Online dating application

happn is a French location-based social search mobile and web application that allows users to like or dislike other users, and allows users to chat if both parties liked each other (a match). The app is used as an online dating application.

== History ==
happn was founded by Didier Rappaport, Fabien Cohen and Antony Cohen in 2014. and developed by FTW & Co. In July 2014, the app had 40,000 daily users. In January 2016, happn had 10 million users.

The number of subscribers remained stable between 2018 and February 2019: around fifty million users were then registered in around forty countries around the world, including nearly four million in France and nearly one million in Paris. The company then employed more than one hundred people.

In July 2021, Didier Rappaport left the company following the publication of an article by Mediapart exposing allegations of sexual behaviour and harassment towards his employees (70 testimonials from the company’s current and former employees).
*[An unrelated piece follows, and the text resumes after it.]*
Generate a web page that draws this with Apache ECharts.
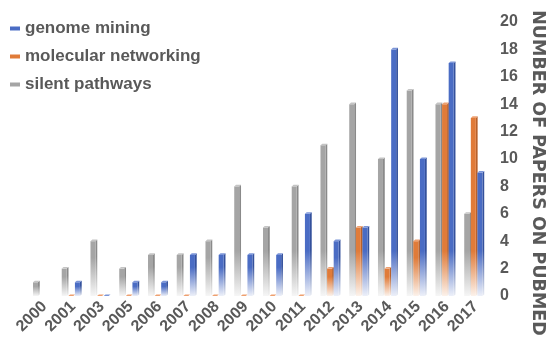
<!DOCTYPE html>
<html>
<head>
<meta charset="utf-8">
<script src="https://cdn.jsdelivr.net/npm/echarts@6/dist/echarts.min.js"></script>
<style>
  html, body { margin: 0; padding: 0; background: #fff; }
  #chart { width: 551px; height: 346px; }
</style>
</head>
<body>
<div id="chart"></div>
<script>
// Publication years shown on the category axis
const years = ['2000', '2001', '2003', '2005', '2006', '2007', '2008', '2009',
               '2010', '2011', '2012', '2013', '2014', '2015', '2016', '2017'];

// Papers per year for each search topic (null = no bar drawn)
const genomeMining = [null, 1, 0, 1, 1, 3, 3, 3, 3, 6, 4, 5, 18, 10, 17, 9];
const molecularNetworking = [null, 0, 0, 0, 0, 0, 0, 0, 0, 0, 2, 5, 2, 4, 14, 13];
const silentPathways = [1, 2, 4, 2, 3, 3, 4, 8, 5, 8, 11, 14, 10, 15, 14, 6];

// Value-axis ticks
const yTicks = { min: 0, max: 20, step: 2 };

const FONT = '"Liberation Sans", Arial, sans-serif';
const TEXT = '#595959';

function hexToRgb(h) {
  const n = parseInt(h.slice(1), 16);
  return [(n >> 16) & 255, (n >> 8) & 255, n & 255];
}
function tint(hex, k) { // k = share of the colour kept, rest is white
  const [r, g, b] = hexToRgb(hex);
  const m = c => Math.round(255 - (255 - c) * k);
  return `rgb(${m(r)},${m(g)},${m(b)})`;
}

// Small extruded bar: front face, right side face and top face.
// slot: 0 = back (left), 1 = middle, 2 = front (right)
function make3DBar(slot, front, side, topc) {
  return function (params, api) {
    const idx = api.value(0);
    const val = api.value(1);
    const base = api.coord([idx, 0]);
    const top = api.coord([idx, val]);
    const fw = 5.0, dx = 1.8, dy = 1.6, step = 6.6;
    const x0 = base[0] - 11.4 + slot * step;
    const yB = base[1], yT = top[1];
    const h = Math.max(yB - yT, 0.001);
    const fade = Math.min(45, 0.7 * h);
    const solidStop = Math.max(0, (h - fade) / h);
    const grad = (c) => new echarts.graphic.LinearGradient(0, 0, 0, 1, [
      { offset: 0, color: c },
      { offset: solidStop, color: c },
      { offset: 1, color: tint(c, 0.1) }
    ]);
    const children = [];
    if (h > 0.5) {
      children.push({
        type: 'polygon',
        shape: { points: [[x0 + fw, yT], [x0 + fw + dx, yT - dy], [x0 + fw + dx, yB - dy], [x0 + fw, yB]] },
        style: { fill: grad(side) }
      });
      children.push({
        type: 'rect',
        shape: { x: x0, y: yT, width: fw, height: h },
        style: { fill: grad(front) }
      });
    }
    children.push({
      type: 'polygon',
      shape: { points: [[x0, yT], [x0 + dx, yT - dy], [x0 + fw + dx, yT - dy], [x0 + fw, yT]] },
      style: { fill: topc }
    });
    return { type: 'group', children };
  };
}

function toData(arr) {
  const out = [];
  arr.forEach((v, i) => { if (v !== null) out.push([i, v]); });
  return out;
}

const chart = echarts.init(document.getElementById('chart'), null, { renderer: 'canvas' });

chart.setOption({
  animation: false,
  backgroundColor: '#ffffff',
  legend: {
    orient: 'vertical',
    left: 5,
    top: 15,
    itemWidth: 10,
    itemHeight: 4,
    itemGap: 11,
    icon: 'rect',
    textStyle: { fontFamily: FONT, fontSize: 17, fontWeight: 'bold', color: TEXT },
    data: ['genome mining', 'molecular networking', 'silent pathways']
  },
  grid: { left: 30, right: 61, top: 22, bottom: 50 },
  xAxis: {
    type: 'category',
    data: years,
    axisLine: { show: false },
    axisTick: { show: false },
    axisLabel: {
      interval: 0, rotate: 45, margin: 8,
      fontFamily: FONT, fontSize: 16, fontWeight: 'bold', color: TEXT
    }
  },
  yAxis: {
    type: 'value',
    position: 'right',
    min: yTicks.min, max: yTicks.max, interval: yTicks.step,
    axisLine: { show: false },
    axisTick: { show: false },
    splitLine: { show: false },
    axisLabel: { margin: 10, fontFamily: FONT, fontSize: 16, fontWeight: 'bold', color: TEXT }
  },
  graphic: [{
    type: 'text',
    x: 538, y: 173,
    rotation: -Math.PI / 2,
    style: {
      text: 'NUMBER OF PAPERS ON PUBMED',
      fontFamily: '"DejaVu Sans", sans-serif', fontSize: 17.5, fontWeight: 'bold',
      fill: TEXT, align: 'center', verticalAlign: 'middle'
    }
  }],
  series: [
    {
      name: 'silent pathways', type: 'custom', z: 1,
      itemStyle: { color: '#a5a5a5' },
      renderItem: make3DBar(0, '#a5a5a5', '#8a8a8a', '#c4c4c4'),
      encode: { x: 0, y: 1 },
      data: toData(silentPathways)
    },
    {
      name: 'molecular networking', type: 'custom', z: 2,
      itemStyle: { color: '#e07b39' },
      renderItem: make3DBar(1, '#e07b39', '#b8602a', '#eea070'),
      encode: { x: 0, y: 1 },
      data: toData(molecularNetworking)
    },
    {
      name: 'genome mining', type: 'custom', z: 3,
      itemStyle: { color: '#4a6cc4' },
      renderItem: make3DBar(2, '#4a6cc4', '#34519c', '#7b95d8'),
      encode: { x: 0, y: 1 },
      data: toData(genomeMining)
    }
  ]
});
</script>
</body>
</html>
In 2021, the company launched a web version. In 2025, the web version is no longer available, the company focuses only on the mobile app.

In September, 2025, happn was acquired by Hello Group, an Asian social and dating app operator.

== Features and use ==
The focus of happn is to match users based on locations where they've crossed paths.

The application is compatible with Android, iPhone, Windows and web browsers. The app uses a feed based upon the location of users' phone, listing possible matches.